In 1998, it wouldn’t have been possible to Google ‘entity cover’, because Google had only just been founded. Equally, even if you had been able to do this, there wouldn’t have been much content, given entity cover only emerged in the same year. If you did the same today, the search would return 130,000,000 results in 0.31 seconds. And yet, even after 20 years, there still seems to be a lack of clarity around what entity cover. Consider some of the associated characteristics:
- entity cover does different things in different places and it’s not always clear what that is;
- entity cover is not available in isolation and can only be bought with D&O;
- entity cover is not always available with D&O;
- entity cover is not as expensive as D&O, and sometimes ‘free’, but is often equated with that level of cover.
Entity cover is often referred to as ‘Corporate Legal Liability (CLL)’ or, as MPR call it, ‘Company Insurance’, and the terms are used interchangeably. The essence of entity cover is derived from 2 sources. The first is a basic tenet of D&O insurance, in that when a company is ‘incorporated’ a new legal personality is formed, which is separate and distinct from the individual directors (the derivation of ‘incorporated’ is from the Latin to ‘form a body’). Second, many private businesses were, and are, owner managed. The directors and shareholders were often the same thing and, consequently, a loss to the company might also be an indirect loss to the directors. It therefore evolved that the cover found a natural position alongside D&O for private companies because of where those losses might ultimately fall. This also explains why entity cover is not available on public companies, because there is a divorce between ownership and control in public companies, so the supporting logic falls away (it is possible to get entity cover for securities claims for plc’s, but this is as far as it goes). Equally, entity cover is yet to emerge as a feature on financial institutions, typically because that environmental risk sits largely in the professional liability and because FI’s are characteristically more like a plc. Notwithstanding the origins of entity cover, it has evolved as an integration into products for other kinds of organisation, such as charities and non-profits, and is widely available there.

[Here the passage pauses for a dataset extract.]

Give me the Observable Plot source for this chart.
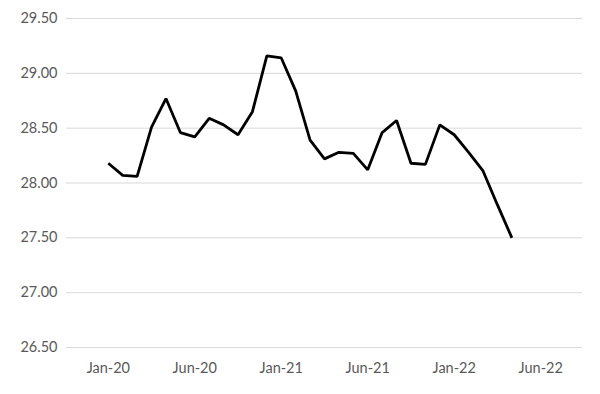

Even though entity cover has been around for 20 years, there are clear inconsistencies in what it does from contract to contract and it will do different things in different places. It’s important to recognise that it was never designed to replace established classes of cover but served more to act as a contingent provision for those organisations that didn’t have the need, or the exposure, to buy a stand-alone cover for certain areas of risk. This can be evidenced in the existence of defence costs sublimits in areas such as intellectual property and pollution. And because the evolution of entity cover has been parasitic to D&O, it has never been available in isolation. This is logical, partly because it was designed to stimulate the growth in the D&O market by making that product more attractive, but also because it was potentially cannibalistic. Areas where the demand might derive from for entity cover in isolation were those areas where the classes already existed or have developed as stand-alone propositions, such as pollution, intellectual property, PI, employment practices and pension liability, and these risks will be routinely excluded. This heritage as an appendix or companion also limited the ability to charge any meaningful premium which, together with the lack of definition and consistency, inhibited the development of a stand-alone proposition.

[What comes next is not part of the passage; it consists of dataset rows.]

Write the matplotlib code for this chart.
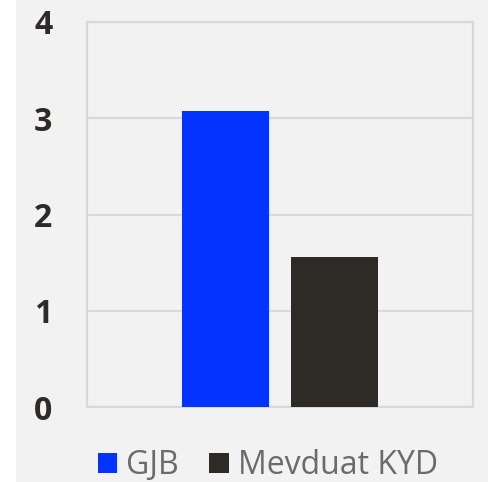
import matplotlib

matplotlib.use("Agg")
import matplotlib.pyplot as plt
from matplotlib.patches import Rectangle, Patch

plt.rcParams["font.family"] = ["Open Sans", "DejaVu Sans"]

series = ["GJB", "Mevduat KYD"]
values = [3.075, 1.555]
colors = ["#0433ff", "#2e2b26"]
y_ticks = [0, 1, 2, 3, 4]

W, H = 488, 482
fig = plt.figure(figsize=(W / 100, H / 100), dpi=100, facecolor="#f2f2f2")
# white strip on the left edge
fig.patches.append(
    Rectangle((0, 0), 16 / W, 1, transform=fig.transFigure,
              facecolor="white", edgecolor="none", zorder=-1)
)

ax = fig.add_axes([87 / W, 1 - 407 / H, 386 / W, 385 / H])
ax.set_facecolor("#f2f2f2")

offsets = [-0.141, 0.141]
for off, val, col, name in zip(offsets, values, colors, series):
    ax.bar(off, val, width=0.225, color=col, zorder=3, label=name)

ax.set_xlim(-0.5, 0.5)
ax.set_ylim(0, 4)
ax.set_xticks([])
ax.set_yticks(y_ticks)
ax.set_yticklabels([str(t) for t in y_ticks], fontsize=23, fontweight="bold",
                   color="#2d2b28")
ax.tick_params(axis="y", length=0, pad=25)
ax.grid(axis="y", color="#d9d9d9", linewidth=1.6, zorder=0)
for s in ax.spines.values():
    s.set_color("#d9d9d9")
    s.set_linewidth(1.6)

handles = [Patch(facecolor=c, edgecolor="none", label=n) for c, n in zip(colors, series)]
leg = fig.legend(handles=handles, loc="center", bbox_to_anchor=(268 / W, 1 - 466 / H),
                 ncol=2, frameon=False, fontsize=23, handlelength=0.6,
                 handleheight=0.6, handletextpad=0.3, columnspacing=0.95)
for t in leg.get_texts():
    t.set_color("#6b6b6b")

fig.savefig("out.png", dpi=100, facecolor=fig.get_facecolor())
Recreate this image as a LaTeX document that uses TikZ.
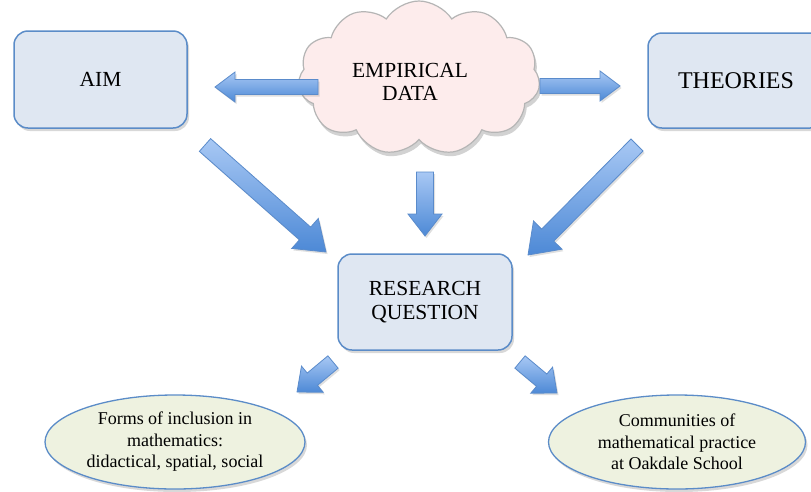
\documentclass[tikz,border=0pt]{standalone}
\usepackage{fontspec}
\setmainfont{Liberation Serif}
\usetikzlibrary{shapes.symbols,shapes.geometric,shadows,calc}
\definecolor{boxfill}{HTML}{DFE7F2}
\definecolor{boxdraw}{HTML}{5B8CC8}
\definecolor{ellfill}{HTML}{EEF2E0}
\definecolor{clfill}{HTML}{FDECEC}
\definecolor{cldraw}{HTML}{B5B5B5}
\definecolor{arrtop}{HTML}{A8C8F4}
\definecolor{arrbot}{HTML}{4D89D6}
\definecolor{arrdraw}{HTML}{5A8BCB}
\tikzset{
  box/.style={draw=boxdraw, line width=1.5pt, fill=boxfill, rounded corners=14pt,
    drop shadow={shadow xshift=2pt, shadow yshift=-3pt, opacity=0.3},
    align=center, inner sep=0pt},
  ell/.style={ellipse, draw=boxdraw, line width=1.3pt, fill=ellfill,
    drop shadow={shadow xshift=2pt, shadow yshift=-3pt, opacity=0.3},
    align=center, inner sep=0pt},
  cloudbox/.style={cloud, cloud puffs=11, cloud puff arc=115, cloud ignores aspect,
    draw=cldraw, line width=1.2pt, fill=clfill, inner sep=0pt,
    drop shadow={shadow xshift=2pt, shadow yshift=-4pt, opacity=0.35}},
  arrowstyle/.style={draw=arrdraw, line width=0.8pt, top color=arrtop, bottom color=arrbot,
    drop shadow={shadow xshift=1.5pt, shadow yshift=-2pt, opacity=0.25}},
  bigtext/.style={font=\fontsize{21.5}{23.5}\selectfont},
  smalltext/.style={font=\fontsize{18}{21.5}\selectfont},
}
\newcommand\blockarrow[5]{%
  \coordinate (bh) at ($(#2)!#5!(#1)$);
  \path[arrowstyle] ($(#1)!#3!90:(#2)$) -- ($(bh)!#3!90:(#2)$) -- ($(bh)!#4!90:(#2)$)
    -- (#2) -- ($(bh)!#4!-90:(#2)$) -- ($(bh)!#3!-90:(#2)$) -- ($(#1)!#3!-90:(#2)$) -- cycle;
}
\begin{document}
\begin{tikzpicture}[x=1pt,y=-1pt]
\useasboundingbox (0,0) rectangle (811,491);
\clip (0,0) rectangle (811,491);
\fill[white] (0,0) rectangle (811,491);

\node[box, minimum width=173pt, minimum height=97pt, bigtext] (aim) at (100.5,79.5) {AIM};
\node[box, minimum width=176pt, minimum height=95pt, font=\fontsize{24}{26}\selectfont] (theo) at (736,80.5) {THEORIES};
\node[cloudbox, minimum width=242pt, minimum height=154pt] (cl) at (419,78) {};
\node[bigtext, align=center] (emp) at (410,82) {EMPIRICAL\\DATA};
\node[box, minimum width=174pt, minimum height=96pt, bigtext] (rq) at (425,302) {RESEARCH\\QUESTION};
\node[ell, minimum width=260pt, minimum height=94pt, smalltext] (forms) at (175,442)
  {Forms of inclusion in\\mathematics:\\didactical, spatial, social};
\node[ell, minimum width=257pt, minimum height=94pt, smalltext] (comm) at (677,442)
  {Communities of\\mathematical practice\\at Oakdale School};

% arrow end points
\coordinate (a1s) at (318,87);  \coordinate (a1e) at (215,87);
\coordinate (a2s) at (540,86);  \coordinate (a2e) at (620,86);
\coordinate (a3s) at (425,172); \coordinate (a3e) at (425,236);
\coordinate (a4s) at (205,145); \coordinate (a4e) at (326,252);
\coordinate (a5s) at (637,145); \coordinate (a5e) at (528,255);
\coordinate (a6s) at (333,362); \coordinate (a6e) at (297,392);
\coordinate (a7s) at (520,362); \coordinate (a7e) at (557,393);

\blockarrow{a1s}{a1e}{7.5pt}{15pt}{20pt}
\blockarrow{a2s}{a2e}{7.5pt}{15pt}{20pt}
\blockarrow{a3s}{a3e}{8.5pt}{17pt}{22pt}
\blockarrow{a4s}{a4e}{8.5pt}{20pt}{28pt}
\blockarrow{a5s}{a5e}{8.5pt}{20pt}{28pt}
\blockarrow{a6s}{a6e}{8pt}{17pt}{20pt}
\blockarrow{a7s}{a7e}{8pt}{17pt}{20pt}
\end{tikzpicture}
\end{document}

Given the attendant limitations, particularly on pricing, the challenge for underwriters has always been to try to scope out and define the extent of the cover to provide something competitive and meaningful. They also need to draw the line between fortuity, an essential feature in any insurance, and inevitability or something that just simply happens as part of the business cycle. Regulatory claims are a good example where tension exists between trying to differentiate and be competitive whilst avoiding straying into the territory of trade risks where the essential fortuity ingredient is absent. That said, many of the risks posed by regulators with investigatory powers will be excluded by the language in the policy (FCA, Competition and Markets Authority, The Pension Regulator and HMRC, for example) and many will simply not be relevant (OFCOM, OFWAT, Animals in Science Regulation Unit, British Hallmarking Council, Civil Aviation Authority, Human Fertilisation and Embryology Association, etc.).

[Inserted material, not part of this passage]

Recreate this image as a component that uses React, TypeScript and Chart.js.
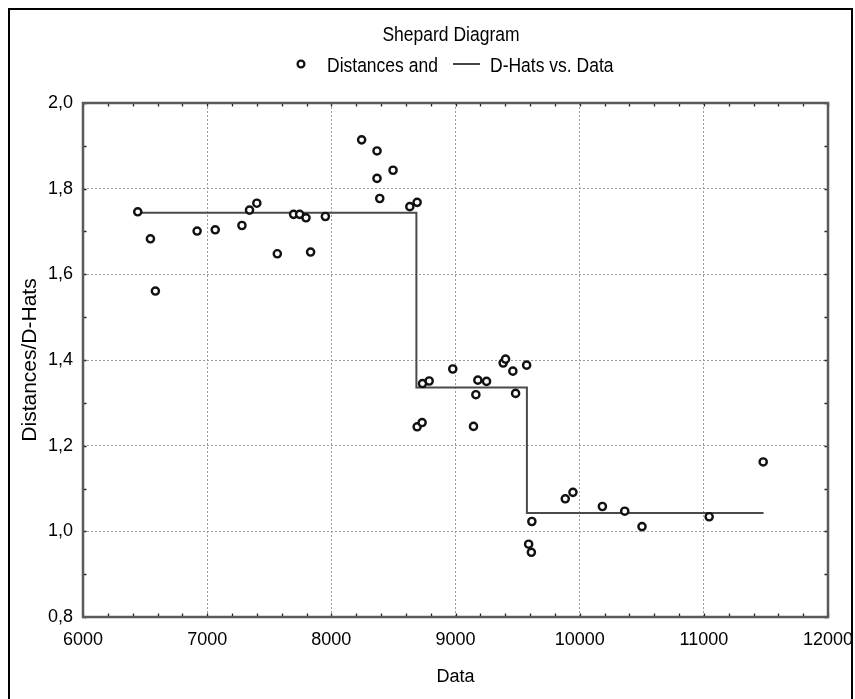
import React, { useEffect, useRef } from 'react';
import { Chart, registerables } from 'chart.js';

Chart.register(...registerables);

// ---- data ----
const distX = [6441, 6543, 6583, 6919, 7065, 7280, 7341, 7400, 7565, 7696, 7745, 7796, 7833, 7952, 8244, 8368, 8497, 8368, 8390, 8632, 8691, 8734, 8788, 8691, 8731, 8978, 9180, 9250, 9164, 9145, 9384, 9403, 9462, 9573, 9484, 9615, 9589, 9611, 9884, 9946, 10183, 10363, 10502, 11043, 11478];
const distY = [1.746, 1.683, 1.561, 1.701, 1.704, 1.714, 1.750, 1.766, 1.648, 1.740, 1.740, 1.732, 1.652, 1.735, 1.914, 1.888, 1.843, 1.824, 1.777, 1.758, 1.768, 1.345, 1.351, 1.244, 1.254, 1.379, 1.353, 1.350, 1.319, 1.245, 1.393, 1.402, 1.374, 1.388, 1.322, 1.023, 0.970, 0.951, 1.076, 1.091, 1.058, 1.047, 1.011, 1.034, 1.162];
const dHatX = [6441, 8685, 9575, 11481];
const dHatY = [1.744, 1.336, 1.043, 1.043];
const xTicks = [6000, 7000, 8000, 9000, 10000, 11000, 12000];
const yTicks = [0.8, 1.0, 1.2, 1.4, 1.6, 1.8, 2.0];
const chartTitle = 'Shepard Diagram';
const legendLabels = ['Distances and', 'D-Hats vs. Data'];
const xAxisTitle = 'Data';
const yAxisTitle = 'Distances/D-Hats';

const FONT = "'Liberation Sans', Arial, sans-serif";

function stretchedText(ctx: CanvasRenderingContext2D, text: string, x: number, y: number, align: CanvasTextAlign) {
  ctx.save();
  ctx.translate(x, y);
  ctx.scale(1, 1.18);
  ctx.textAlign = align;
  ctx.textBaseline = 'alphabetic';
  ctx.fillText(text, 0, 0);
  ctx.restore();
}

const decorPlugin = {
  id: 'decor',
  beforeDatasetsDraw(chart: any) {
    const { ctx, chartArea: a, scales } = chart;
    const xs = scales.x;
    const ys = scales.y;
    ctx.save();
    // minor ticks (inward) on all four sides
    ctx.strokeStyle = '#222';
    ctx.lineWidth = 1.3;
    ctx.beginPath();
    for (let v = xs.min; v <= xs.max + 1e-6; v += 200) {
      const px = Math.round(xs.getPixelForValue(v)) + 0.5;
      ctx.moveTo(px, a.top);
      ctx.lineTo(px, a.top + 3.5);
      ctx.moveTo(px, a.bottom);
      ctx.lineTo(px, a.bottom - 3.5);
    }
    for (let v = ys.min; v <= ys.max + 1e-6; v += 0.1) {
      const py = Math.round(ys.getPixelForValue(v)) + 0.5;
      ctx.moveTo(a.left, py);
      ctx.lineTo(a.left + 3.5, py);
      ctx.moveTo(a.right, py);
      ctx.lineTo(a.right - 3.5, py);
    }
    ctx.stroke();
    // plot frame
    ctx.strokeStyle = '#5a5a5a';
    ctx.lineWidth = 2.5;
    ctx.strokeRect(a.left, a.top, a.right - a.left, a.bottom - a.top);
    ctx.restore();
  },
  afterDraw(chart: any) {
    const { ctx } = chart;
    ctx.save();
    // outer border
    ctx.strokeStyle = '#000';
    ctx.lineWidth = 2;
    ctx.strokeRect(9, 9, 843, 720);
    // title
    ctx.fillStyle = '#000';
    ctx.font = `17.5px ${FONT}`;
    stretchedText(ctx, chartTitle, 451, 40.5, 'center');
    // legend
    const ly = 64;
    ctx.beginPath();
    ctx.arc(301, ly, 3.4, 0, Math.PI * 2);
    ctx.fillStyle = '#fff';
    ctx.fill();
    ctx.lineWidth = 2.3;
    ctx.strokeStyle = '#111';
    ctx.stroke();
    ctx.fillStyle = '#000';
    stretchedText(ctx, legendLabels[0], 327, 71.5, 'left');
    ctx.beginPath();
    ctx.moveTo(453, ly);
    ctx.lineTo(480, ly);
    ctx.strokeStyle = '#444';
    ctx.lineWidth = 2;
    ctx.stroke();
    stretchedText(ctx, legendLabels[1], 490, 71.5, 'left');
    ctx.restore();
  },
};

export default function App() {
  const ref = useRef<HTMLCanvasElement>(null);
  useEffect(() => {
    if (!ref.current) return;
    const chart = new Chart(ref.current, {
      type: 'scatter',
      data: {
        datasets: [
          {
            label: legendLabels[0],
            data: distX.map((x, i) => ({ x, y: distY[i] })),
            pointRadius: 3.6,
            pointBorderWidth: 2.4,
            pointBorderColor: '#111',
            pointBackgroundColor: '#fff',
            showLine: false,
          },
          {
            type: 'line',
            label: legendLabels[1],
            data: dHatX.map((x, i) => ({ x, y: dHatY[i] })),
            stepped: 'before',
            borderColor: '#4a4a4a',
            borderWidth: 2,
            pointRadius: 0,
            fill: false,
            showLine: true,
          } as any,
        ],
      },
      options: {
        responsive: false,
        animation: false,
        layout: { padding: { left: 8, right: 27, top: 103, bottom: 0 } },
        plugins: {
          legend: { display: false },
          title: { display: false },
          tooltip: { enabled: false },
        },
        scales: {
          x: {
            type: 'linear',
            min: 6000,
            max: 12000,
            afterBuildTicks: (s: any) => {
              s.ticks = xTicks.map((v) => ({ value: v }));
            },
            afterFit: (s: any) => {
              s.height = 82;
              s.paddingLeft = 0;
              s.paddingRight = 0;
            },
            ticks: {
              color: '#000',
              padding: 12,
              font: { family: FONT, size: 18 },
              callback: (v: any) => String(v),
            },
            grid: { color: '#9a9a9a', lineWidth: 1, drawTicks: false },
            border: { display: false, dash: [2, 2] },
            title: {
              display: true,
              text: xAxisTitle,
              color: '#000',
              font: { family: FONT, size: 18 },
              padding: { top: 0, bottom: 11 },
            },
          },
          y: {
            type: 'linear',
            min: 0.8,
            max: 2.0,
            afterBuildTicks: (s: any) => {
              s.ticks = yTicks.map((v) => ({ value: v }));
            },
            afterFit: (s: any) => {
              s.width = 75;
              s.paddingTop = 0;
              s.paddingBottom = 0;
            },
            ticks: {
              color: '#000',
              padding: 10,
              font: { family: FONT, size: 18 },
              callback: (v: any) => Number(v).toFixed(1).replace('.', ','),
            },
            grid: { color: '#9a9a9a', lineWidth: 1, drawTicks: false },
            border: { display: false, dash: [2, 2] },
            title: {
              display: true,
              text: yAxisTitle,
              color: '#000',
              font: { family: FONT, size: 21 },
              padding: { top: 10, bottom: 0 },
            },
          },
        },
      },
      plugins: [decorPlugin],
    });
    return () => chart.destroy();
  }, []);
  return (
    <div style={{ position: 'fixed', left: 0, top: 0, width: 855, height: 699, background: '#fff' }}>
      <canvas ref={ref} width={855} height={699} style={{ width: 855, height: 699, display: 'block' }} />
    </div>
  );
}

This social history of entity cover means that it will never cover anywhere near the range of exposures provided for under a D&O contract. The creation of the corporate body shields the individual directors and officers from much of the risk that, consequently, lands on the artificial construct of the company. This corporate liability is much more likely to occur and is typically picked up by established or emerging classes of cover. Alternatively, it might simply be something which is an inevitably of operating an organisation, or a straightforward trade hazard. It is only in the areas where fortuity exists and the contingent risk that sits outside of those established and emerging classes of cover is considered digestible, that entity cover will potentially pick up the pieces. As with all management liability products, careful inspection is required because no two products are the same but, whatever the conclusions, don’t expect it to be anywhere near as capable as D&O. What is conclusive is that entity cover will continue to be a well-established complimentary component with a role to play in the landscape of management liability and, despite the limitations and possible lack of clarity, that is set to endure. If you don’t believe me, Google it…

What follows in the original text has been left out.